The NAE Chooses Government Affairs Director
The National Association of Evangelicals (NAE) recently named Galen Carey, a longtime employee of World Relief, the NAE's humanitarian arm, as director of government affairs. His appointment comes six months after Richard Cizik resigned after saying he was shifting his views on same-sex unions.
"What impresses me with all of this is that Galen is not someone who's a theoretician," said Leith Anderson, president of the NAE. "He's a veteran practitioner in the issues that are of great concern in our culture and among evangelicals."
The new director's résumé spans four continents and numerous job descriptions. Carey spent 26 years working for World Relief, three of them in Washington as director of World Relief's advocacy and policy. Most recently, Carey built a church network to combat HIV/AIDS in Burundi, Africa.
Carey will be responsible for representing the NAE and its constituents — which include 45,000 churches from more than 50 denominations — to lawmakers and advocacy groups. Several media outlets reported during the 2008 election that evangelicals have recently broadened their agenda to address climate change and poverty, but Carey argues that the trend has been ongoing for a long time.
"Evangelicals have been more apt to be directly engaged in addressing issues like poverty or HIV/AIDS on the community level. As a result, we recognize a public policy dimension, which leads us into more political engagement," said Carey, who attends a multicultural church in Maryland. "It's probably people in the mainstream belatedly discovering that evangelicals do have quite a variety of interests."
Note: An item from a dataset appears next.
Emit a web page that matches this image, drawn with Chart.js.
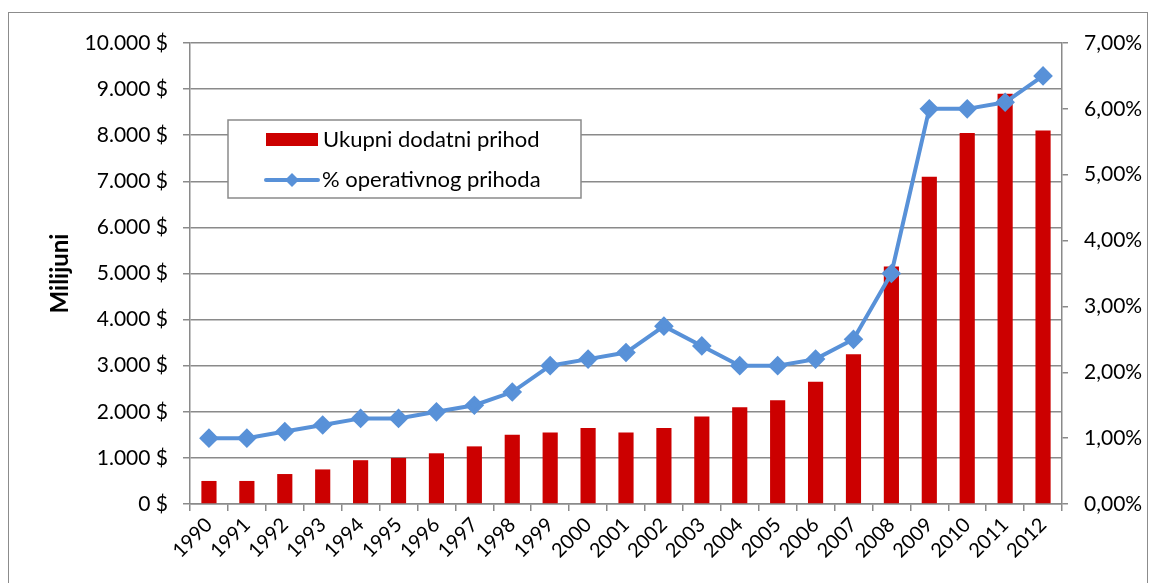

Carey also spent 14 years in Chicago working with churches and refugees, worked for the United Nations High Commissioner for Refugees in Croatia, and directed disaster relief in Indonesia.
President of World Relief Sammy Mah said he had recommended Carey for the job because his experience allows him to navigate different cultures and ideologies.
"I couldn't think of a better candidate because of what he brings," Mah said. "Will he be on center stage as much as Rich was? I don't think so. With Galen, you'll find quiet, assured leadership skills."
Cizik, who left in December after working for the NAE for 28 years, was leaving Tuesday for Casablanca and the Moroccan Sahara to help organize a Muslim-Christian dialogue and a nationwide Earth Day in 2010.
"Galen Carey is an excellent choice and I look forward to working with him," Cizik said in an e-mail. "Indeed, they couldn't have selected a better person."
In December 2008, Cizik told a reporter on National Public Radio that he was shifting toward supporting civil unions, something Anderson said the NAE does not support.
The NAE's public policy positions are outlined in its 2004 document, "For the Health of the Nation: An Evangelical Call to Public Engagement." The document defines marriage as between a man and a woman.
"There are a certain number of evangelicals who think that civil unions are an alternative that is legal and possible short of actual marriage. It's not a majority view held by evangelicals," Anderson said. "The primary conversation has been on marriage and not civil unions. That's the issue we are and everyone else is mostly to engage."
Politically conservative evangelicals called for Cizik's resignation in March 2007 because of his "relentless campaign" against global warming. Anderson stood by him at the time and says that the NAE's support for environmental advocacy has not changed.